Saturday, January 8, 2011

Who do you owe in life that you can never pay back?”

        We have all said at one time or another that everything we have been through has made us into who we are today, but have we ever really stopped to think exactly how and in what ways this is true?
        I recently purchased a book called “Question of the Day, where truth is the dare.” It is a very small book and would probably fit in most pockets, and I think I read somewhere that there are 365 questions included, but do not quote me on that fact. Each question is set to provoke deep introspective thinking. The questions lead us to examine our feelings and the dare simply means to dare to tell your truth.
        I decided to take this challenge and encouraged others to take it as well by posting the question of the day on my Face Book page. I decided I would challenge myself to answer a few of the questions on my blog. This is my first question.
        “Who do you owe in life that you can never pay back?” This question is poised to reveal a sense of indebtedness, appreciation, humility, acknowledgment.
        I have actually been pondering this question for several days rather than the one-day suggested by the author. Many scenarios have been playing in my head. I am grateful to many people for the roles they have played in my life, but the one that seems to keep reaching out to me involves an ex-husband.
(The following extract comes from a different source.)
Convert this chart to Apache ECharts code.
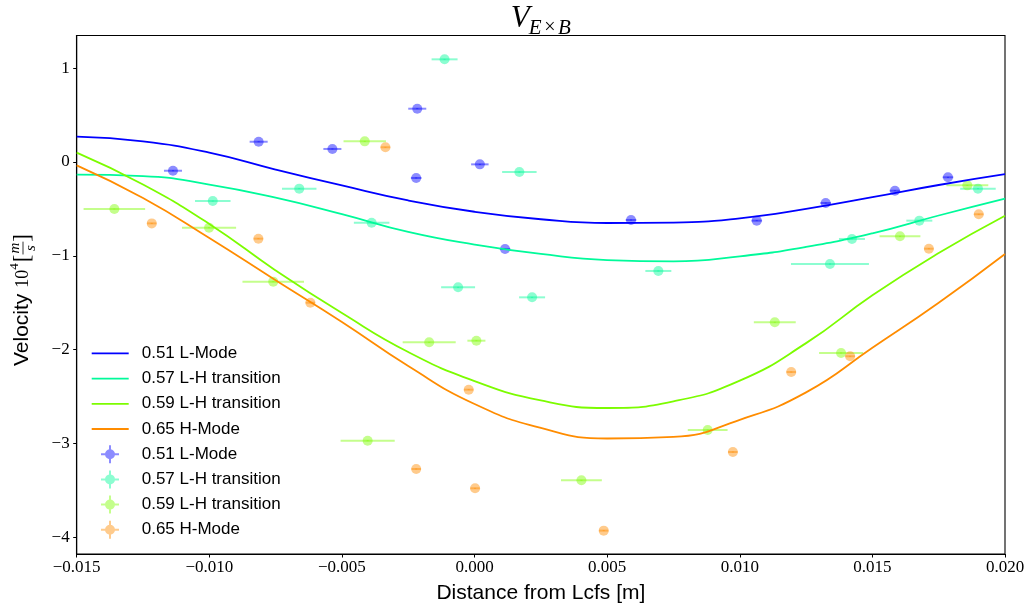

I am sure many eyebrows are lifting at that response, and no, it is not because of a perfect on-screen relationship between exes who remain friends despite the divorce as in the sitcom, “Adventures of the old Christine.” We often think about people we owe as being positive role models who perhaps had a positive effect on our lives, not as someone who is perhaps a negative role model who ended up having a positive effect on our life.
        I learned numerous lessons at the hands of my ex-husband after being bombarded for nearly eighteen years with negativism. While some may simply adopt the negative attitude surrounding them, my personality chose the opposite road. To balance out my life, I begin to look for the positive things in life. I guess I would say that I owe my ex-husband a small debt of gratitude for this life lesson.
        I was subjected to endless name-calling and personal insults. From the barrage of name-calling, I learned just how deep and piercing the hurt can be and promised myself I would never inflict that type of pain on another human being. I learned firsthand the depth of despair name-calling can cause a person, how it can mutilate their self-esteem. I realized that I did not ever want to annihilate another person in such a manner.
        Being around a habitual liar taught me the importance of truth. Other than the little white lies that we are all guilty of telling (no, I do not condone the little white lie) to avoid hurting the feelings of someone we care about, I feel the truth is as necessary to me as breathing is to life. I am a person who will stand up and speak the truth and take my consequences rather than lie. I will also be the first to step up and apologize when I wrong another person.
        Having the opportunity to see how unhappy a person can become when they are fixated on what appears to be another’s good fortune opened my eyes to the blessings in own life.
        As I wrote in the beginning, our life’s travels have made us who we are today and with that being said, I guess there are some we owe in our lives that we can never pay back.